As soon as your life seems situated, with schedules in place for a sense of normalcy, something else happens. Yes, something is always happening. This time, a tornado. I mean, I live in the middle of the Midwest, so what was I to expect? The week before it was a hail storm. I am not sure if it is a good or bad thing, but as much as my allergies and achy joints hate the crazy Missouri weather, I love it! I find it exciting that we can have all four seasons in a single week (or less)! I love thunderstorms and snowstorms just as much as a sunny day and look forward to the changes. I’m not big on the extreme heat in the summer, but all of the fun we get to have with the kids, family, and friends more than makes up for it. And the cold…well, it’s not too bad. It is a great excuse for using the fireplace, drinking hot cocoa, and snuggling up on the couch (or a really good excuse to get some inside projects accomplished!).
The promise of the fresh newness of spring always brings the potential for dangerous weather! It never really seems real until you experience it. And even though tornadoes are not new to me, it was the first time I have personally experienced the effects- creating a whole new respect for Mother Nature.
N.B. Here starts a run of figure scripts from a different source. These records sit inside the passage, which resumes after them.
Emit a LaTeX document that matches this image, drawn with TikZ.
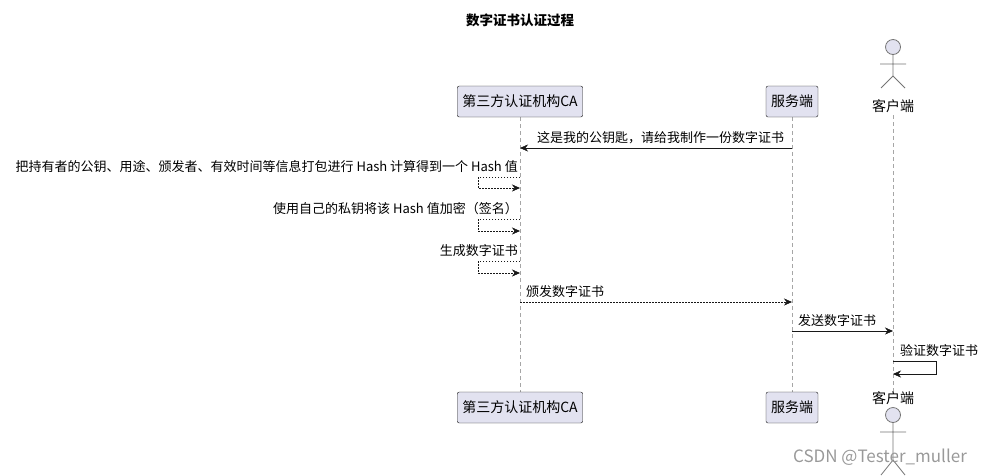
\documentclass[tikz,border=0pt]{standalone}
\usepackage{fontspec}
\setmainfont{Noto Sans CJK SC}
\usetikzlibrary{arrows.meta}
\definecolor{boxfill}{HTML}{E2E2F0}
\definecolor{boxline}{HTML}{181818}
\begin{document}
\begin{tikzpicture}[x=1pt,y=-1pt,
  part/.style={draw=boxline,fill=boxfill,rounded corners=2pt,minimum height=31pt,inner xsep=5pt,font=\fontsize{14}{16}\selectfont},
  life/.style={draw=gray!70,dashed,dash pattern=on 4pt off 3pt},
  msg/.style={draw=boxline,-{Stealth[length=8pt,width=7pt]}},
  dmsg/.style={msg,dash pattern=on 1.5pt off 1.5pt},
  lbl/.style={font=\fontsize{13}{15}\selectfont,inner sep=1pt},
  actorline/.style={draw=boxline!60,line width=0.8pt}]
\path[use as bounding box] (0,0) rectangle (988,475);
\node[font=\bfseries\fontsize{13.5}{15}\selectfont] (title) at (520,20) {数字证书认证过程};
% lifelines
\draw[life] (520,117) -- (520,392);
\draw[life] (792,117) -- (792,392);
\draw[life] (893,115) -- (893,392);
% participants
\node[part] (ca) at (520,101.5) {第三方认证机构CA};
\node[part] (srv) at (792,101.5) {服务端};
\node[part] (ca2) at (520,407.5) {第三方认证机构CA};
\node[part] (srv2) at (792,407.5) {服务端};
% actor top
\draw[actorline,fill=boxfill] (893,47) circle (7.5);
\draw[actorline] (893,55) -- (893,76) (880,64) -- (906,64) (881,88) -- (893,76) -- (905,88);
\node[lbl,font=\fontsize{14}{16}\selectfont] (cl) at (893,106) {客户端};
% actor bottom
\draw[actorline,fill=boxfill] (893,415) circle (7.5);
\draw[actorline] (893,423) -- (893,460) (880,432) -- (906,432) (881,475) -- (893,460) -- (905,475);
\node[lbl,font=\fontsize{14}{16}\selectfont] (cl2) at (893,398) {客户端};
\coordinate (s1) at (792,148); \coordinate (c1) at (520,148);
\draw[msg] (s1) -- (c1);
\node[lbl,anchor=south west] (m1) at (536,145) {这是我的公钥匙，请给我制作一份数字证书};
\coordinate (a1) at (520,177); \coordinate (b1) at (520,188);
\draw[dmsg] (a1) -- (478,177) -- (478,188) -- (b1);
\node[lbl,anchor=south east] (m2) at (519,174) {把持有者的公钥、用途、颁发者、有效时间等信息打包进行 Hash 计算得到一个 Hash 值};
\coordinate (a2) at (520,219); \coordinate (b2) at (520,231);
\draw[dmsg] (a2) -- (478,219) -- (478,231) -- (b2);
\node[lbl,anchor=south east] (m3) at (519,216) {使用自己的私钥将该 Hash 值加密（签名）};
\coordinate (a3) at (520,261); \coordinate (b3) at (520,273);
\draw[dmsg] (a3) -- (478,261) -- (478,273) -- (b3);
\node[lbl,anchor=south east] (m4) at (519,258) {生成数字证书};
\coordinate (a4) at (520,302); \coordinate (b4) at (792,302);
\draw[dmsg] (a4) -- (b4);
\node[lbl,anchor=south west] (m5) at (525,299) {颁发数字证书};
\coordinate (a5) at (792,331); \coordinate (b5) at (893,331);
\draw[msg] (a5) -- (b5);
\node[lbl,anchor=south west] (m6) at (797,328) {发送数字证书};
\coordinate (a6) at (893,361); \coordinate (b6) at (893,374);
\draw[msg] (a6) -- (936,361) -- (936,374) -- (b6);
\node[lbl,anchor=south west] (m7) at (899,358) {验证数字证书};
\node[font=\fontsize{17}{19}\selectfont,text=gray!80] (wm) at (880,457) {CSDN @Tester\_muller};
\end{tikzpicture}
\end{document}
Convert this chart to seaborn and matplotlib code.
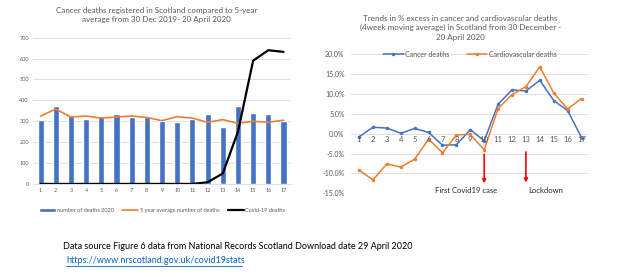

It was strange. I didn’t even know bad weather was predicted until I started getting watches, and then warnings on my phone. Honestly, we get weather alerts so frequently that I don’t get too worried, but look forward to watching the wind blow and hearing the precipitation drum on the roof and tap on the windows. I love the distinct smell when rain is on the way and the change in the color of the clouds when they are about to release the moisture bursting to be free. I love the rumbles of thunder, the magnificence of lightening, and that eerie feeling in the air when the pressure changes and Mother Nature puts on a spectacular show.
Tornadoes though…this was different.
As you’ve probably deduced, we had some nasty weather move through recently. There was that exhilarating rush of excitement as adrenaline coursed through my body. Quickly though, that excitement turned to fear. I’d been watching the warnings, as I lay in bed. But suddenly the large windows in my bedroom started to shake and clatter loudly as the wind howled and hail beat on the glass. A final warning: TORNADO – TAKE COVER NOW! I jumped from bed, throwing on my robe and trying to get our Labrador to follow me. (Note: if you want a dog to follow you in an emergency talk calmly. If you scream at him in terror he will hide, forcing you to carry him.) My husband was in the living room yelling something at me about a flashlight and he already had the kids running down the stairs to our safe room with our tiny mutt in tow. Screens were popping off of the windows and the drastic change in pressure pushed open the interior door into the garage.
Once we all got to safety, the hubs looked at me and asked where the flashlight was… “I have my phone…” I explained and then threw my kids under the bus, tattling that they had used up the batteries and lost/hidden the 20 or so flashlights we had. We all sat in the safe room, that doubles as a bathroom (thankful for that decision) but wondering why I hadn’t completed getting an emergency kit ready in that room! I thought that my kids would be freaking out but they couldn’t hear the storm so they were quite giggly. The dogs had calmed down and my husband kept peeking out the door, making the occasional step or two into the basement. At one point, he returned with a concerned and a tiny bit terrified look on his face. He said he felt a pressure, or maybe wind, some kind of air rush into our home only to quickly suck back out…then we noticed the water in the toilet had drained itself… Freaky stuff here, people!!
When we thought the worst was done, he ventured out again stating that there was water pouring in my daughter’s ceiling through her floor and into the basement. We had a new insurance unapproved addition in our home that now had multiple Nature Made Water Features. Ugh!!! After about 30 minutes of loud giggles, we were able to emerge from our refuge to start the clean up. We all worked together, so it went pretty quickly, and somehow we all actually got to sleep pretty easily. (Probably, because we laughed so hard we were exhausted.)
The next morning we awoke to a very large tree blocking our drive, shingles everywhere, and water in places we really would have preferred to keep dry. But, more importantly, we had new appreciation for our crazy Mid-MO weather, and a profound amount of thanks that our home was still standing and we were all safe.